Requirements — Don't include pictures. Quote the lines below from the first through the line that contains "marker=dict(color=orange, size=15)))".

Data section —
* * * * * * * * *

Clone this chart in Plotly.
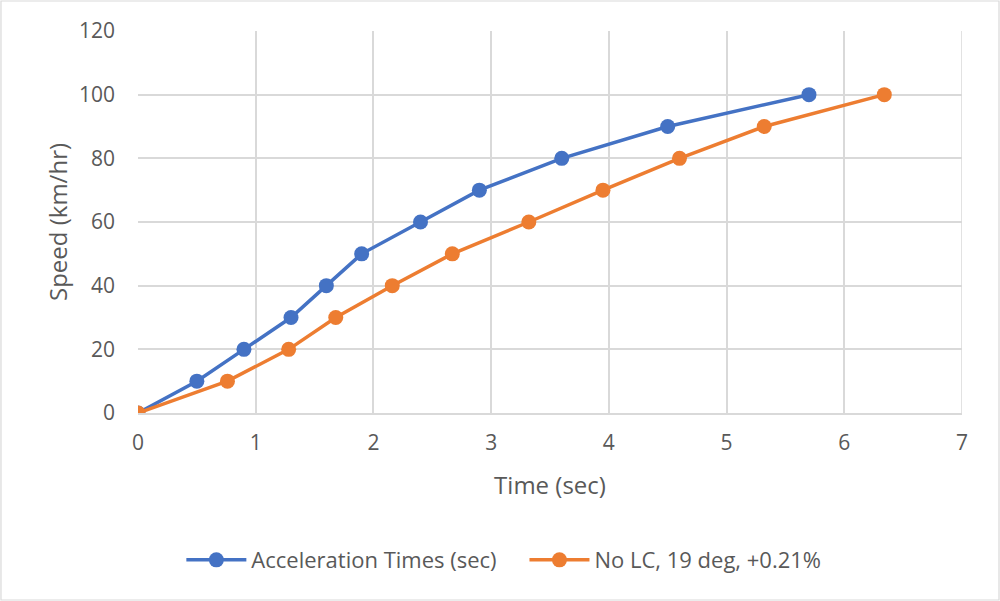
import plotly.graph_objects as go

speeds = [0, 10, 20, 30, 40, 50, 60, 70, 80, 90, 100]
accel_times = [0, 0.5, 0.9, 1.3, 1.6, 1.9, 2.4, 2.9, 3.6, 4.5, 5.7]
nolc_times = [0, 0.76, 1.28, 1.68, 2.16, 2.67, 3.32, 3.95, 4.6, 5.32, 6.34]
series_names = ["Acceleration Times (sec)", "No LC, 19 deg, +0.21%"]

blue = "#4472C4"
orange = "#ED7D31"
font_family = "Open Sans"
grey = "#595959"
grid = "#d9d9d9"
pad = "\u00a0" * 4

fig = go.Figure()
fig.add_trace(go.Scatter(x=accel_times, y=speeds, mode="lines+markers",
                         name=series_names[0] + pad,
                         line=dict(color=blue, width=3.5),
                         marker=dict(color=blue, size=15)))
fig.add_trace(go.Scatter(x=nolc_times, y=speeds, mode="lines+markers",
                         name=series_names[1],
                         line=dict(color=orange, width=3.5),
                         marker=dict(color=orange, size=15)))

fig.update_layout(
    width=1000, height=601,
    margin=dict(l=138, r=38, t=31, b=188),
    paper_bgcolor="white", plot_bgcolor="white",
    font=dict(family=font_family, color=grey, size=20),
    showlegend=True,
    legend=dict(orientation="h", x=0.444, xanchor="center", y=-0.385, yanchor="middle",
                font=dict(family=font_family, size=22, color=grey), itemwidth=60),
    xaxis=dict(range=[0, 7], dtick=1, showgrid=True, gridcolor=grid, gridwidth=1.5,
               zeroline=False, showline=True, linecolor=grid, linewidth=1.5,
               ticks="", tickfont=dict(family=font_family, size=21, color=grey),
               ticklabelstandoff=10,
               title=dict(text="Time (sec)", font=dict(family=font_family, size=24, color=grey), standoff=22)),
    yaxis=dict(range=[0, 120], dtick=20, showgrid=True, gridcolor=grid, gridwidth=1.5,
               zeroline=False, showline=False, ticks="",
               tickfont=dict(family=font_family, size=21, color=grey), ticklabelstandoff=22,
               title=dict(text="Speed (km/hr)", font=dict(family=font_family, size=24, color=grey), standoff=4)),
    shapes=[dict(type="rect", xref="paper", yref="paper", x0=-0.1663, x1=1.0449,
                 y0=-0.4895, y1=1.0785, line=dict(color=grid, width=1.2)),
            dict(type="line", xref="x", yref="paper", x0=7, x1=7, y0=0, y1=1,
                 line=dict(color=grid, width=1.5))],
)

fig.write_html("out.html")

* * * * * * * * *

Completed exercise —
Clone this chart in Plotly.
import plotly.graph_objects as go

speeds = [0, 10, 20, 30, 40, 50, 60, 70, 80, 90, 100]
accel_times = [0, 0.5, 0.9, 1.3, 1.6, 1.9, 2.4, 2.9, 3.6, 4.5, 5.7]
nolc_times = [0, 0.76, 1.28, 1.68, 2.16, 2.67, 3.32, 3.95, 4.6, 5.32, 6.34]
series_names = ["Acceleration Times (sec)", "No LC, 19 deg, +0.21%"]

blue = "#4472C4"
orange = "#ED7D31"
font_family = "Open Sans"
grey = "#595959"
grid = "#d9d9d9"
pad = "\u00a0" * 4

fig = go.Figure()
fig.add_trace(go.Scatter(x=accel_times, y=speeds, mode="lines+markers",
                         name=series_names[0] + pad,
                         line=dict(color=blue, width=3.5),
                         marker=dict(color=blue, size=15)))
fig.add_trace(go.Scatter(x=nolc_times, y=speeds, mode="lines+markers",
                         name=series_names[1],
                         line=dict(color=orange, width=3.5),
                         marker=dict(color=orange, size=15)))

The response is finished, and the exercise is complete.